» **Exercise brief**: Emit a verbatim copy of the lines below from the line with "Generate a Python" through the line with "-0.137, -0.168, -0.190]", excluding pictures and everything outside that range.

» **Information provided**:

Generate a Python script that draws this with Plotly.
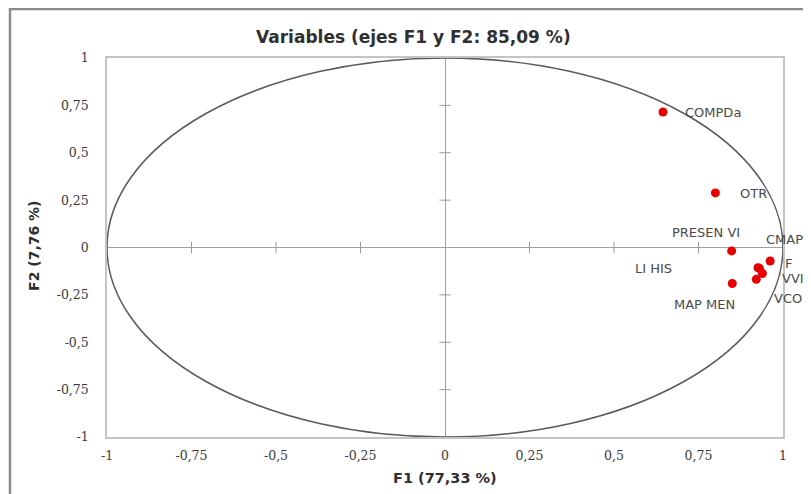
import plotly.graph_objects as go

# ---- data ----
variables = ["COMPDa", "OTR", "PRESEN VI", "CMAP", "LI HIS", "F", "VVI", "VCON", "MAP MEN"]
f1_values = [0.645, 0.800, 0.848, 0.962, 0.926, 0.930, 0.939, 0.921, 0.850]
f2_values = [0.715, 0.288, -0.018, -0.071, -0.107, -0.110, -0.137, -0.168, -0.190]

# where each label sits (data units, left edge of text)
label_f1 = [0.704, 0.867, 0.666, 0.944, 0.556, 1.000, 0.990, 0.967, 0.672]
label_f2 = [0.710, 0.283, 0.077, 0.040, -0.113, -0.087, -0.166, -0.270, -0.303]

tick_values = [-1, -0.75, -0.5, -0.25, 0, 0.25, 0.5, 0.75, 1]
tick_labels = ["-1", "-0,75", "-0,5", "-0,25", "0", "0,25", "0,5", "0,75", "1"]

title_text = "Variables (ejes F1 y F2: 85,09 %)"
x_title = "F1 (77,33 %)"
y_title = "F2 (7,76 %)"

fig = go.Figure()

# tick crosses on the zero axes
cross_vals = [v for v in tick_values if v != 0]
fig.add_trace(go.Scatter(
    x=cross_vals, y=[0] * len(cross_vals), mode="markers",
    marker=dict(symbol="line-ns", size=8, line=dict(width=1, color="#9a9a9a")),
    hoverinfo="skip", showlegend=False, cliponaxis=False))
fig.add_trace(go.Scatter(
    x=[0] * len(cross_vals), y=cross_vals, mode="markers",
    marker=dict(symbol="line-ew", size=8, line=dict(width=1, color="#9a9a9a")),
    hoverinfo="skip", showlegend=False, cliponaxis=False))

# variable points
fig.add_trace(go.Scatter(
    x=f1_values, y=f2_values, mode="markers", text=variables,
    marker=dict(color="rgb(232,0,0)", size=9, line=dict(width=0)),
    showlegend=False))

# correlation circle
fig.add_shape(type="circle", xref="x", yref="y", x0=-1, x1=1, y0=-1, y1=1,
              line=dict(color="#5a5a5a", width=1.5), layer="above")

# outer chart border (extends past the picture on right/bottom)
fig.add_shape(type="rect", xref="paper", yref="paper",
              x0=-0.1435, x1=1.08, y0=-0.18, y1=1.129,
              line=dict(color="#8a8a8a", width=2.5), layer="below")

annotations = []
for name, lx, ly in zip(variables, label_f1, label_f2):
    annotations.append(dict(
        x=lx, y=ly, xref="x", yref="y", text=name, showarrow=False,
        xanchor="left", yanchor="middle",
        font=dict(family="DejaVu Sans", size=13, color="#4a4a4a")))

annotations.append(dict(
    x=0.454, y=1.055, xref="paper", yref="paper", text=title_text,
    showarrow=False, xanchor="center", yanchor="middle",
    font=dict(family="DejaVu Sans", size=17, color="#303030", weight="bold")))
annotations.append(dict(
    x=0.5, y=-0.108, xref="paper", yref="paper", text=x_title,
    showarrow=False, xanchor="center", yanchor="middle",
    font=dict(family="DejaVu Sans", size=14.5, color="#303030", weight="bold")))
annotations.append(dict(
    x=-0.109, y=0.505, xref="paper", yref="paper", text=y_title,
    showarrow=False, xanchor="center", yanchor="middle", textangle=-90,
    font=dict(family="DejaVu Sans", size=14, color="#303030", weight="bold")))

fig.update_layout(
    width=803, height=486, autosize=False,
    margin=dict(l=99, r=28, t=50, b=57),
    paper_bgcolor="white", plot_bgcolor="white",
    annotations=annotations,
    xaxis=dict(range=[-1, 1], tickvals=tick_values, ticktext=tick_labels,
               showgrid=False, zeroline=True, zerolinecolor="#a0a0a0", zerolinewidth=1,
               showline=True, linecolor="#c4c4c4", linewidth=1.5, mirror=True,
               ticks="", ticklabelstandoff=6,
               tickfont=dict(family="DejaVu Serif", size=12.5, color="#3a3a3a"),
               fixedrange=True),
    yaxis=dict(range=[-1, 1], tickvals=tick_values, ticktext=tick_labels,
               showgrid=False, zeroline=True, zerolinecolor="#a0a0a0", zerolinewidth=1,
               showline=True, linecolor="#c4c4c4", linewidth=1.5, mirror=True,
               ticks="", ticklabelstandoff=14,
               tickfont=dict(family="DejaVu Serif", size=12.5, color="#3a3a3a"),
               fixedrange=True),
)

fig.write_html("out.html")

...

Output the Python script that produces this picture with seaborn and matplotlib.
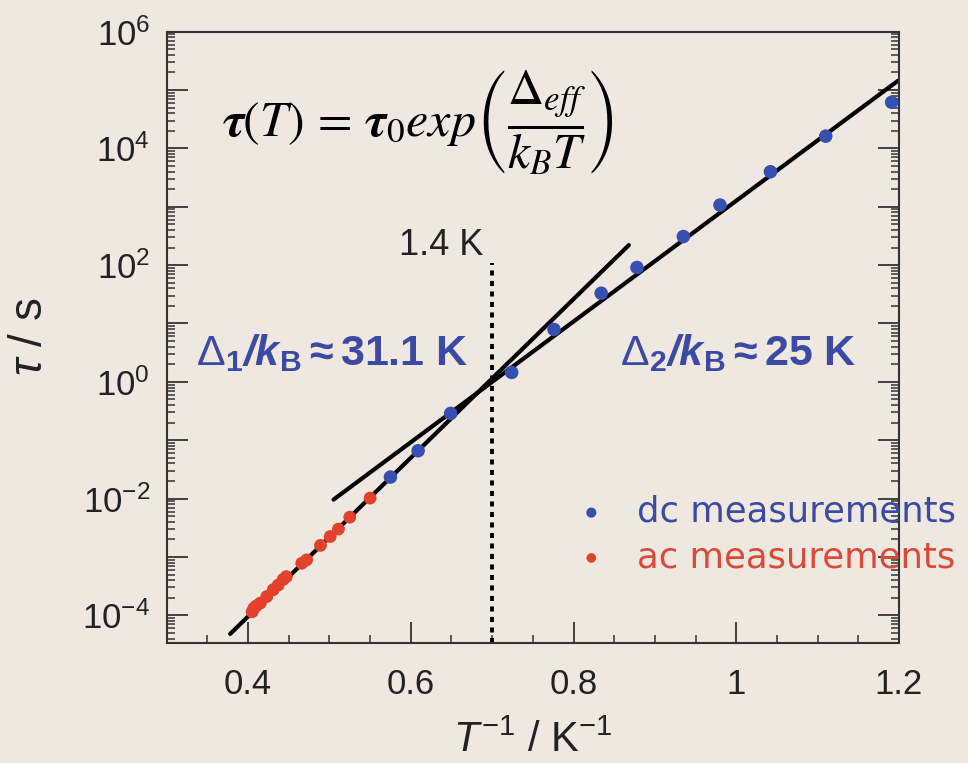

» **Full output**:
Generate a Python script that draws this with Plotly.
import plotly.graph_objects as go

# ---- data ----
variables = ["COMPDa", "OTR", "PRESEN VI", "CMAP", "LI HIS", "F", "VVI", "VCON", "MAP MEN"]
f1_values = [0.645, 0.800, 0.848, 0.962, 0.926, 0.930, 0.939, 0.921, 0.850]
f2_values = [0.715, 0.288, -0.018, -0.071, -0.107, -0.110, -0.137, -0.168, -0.190]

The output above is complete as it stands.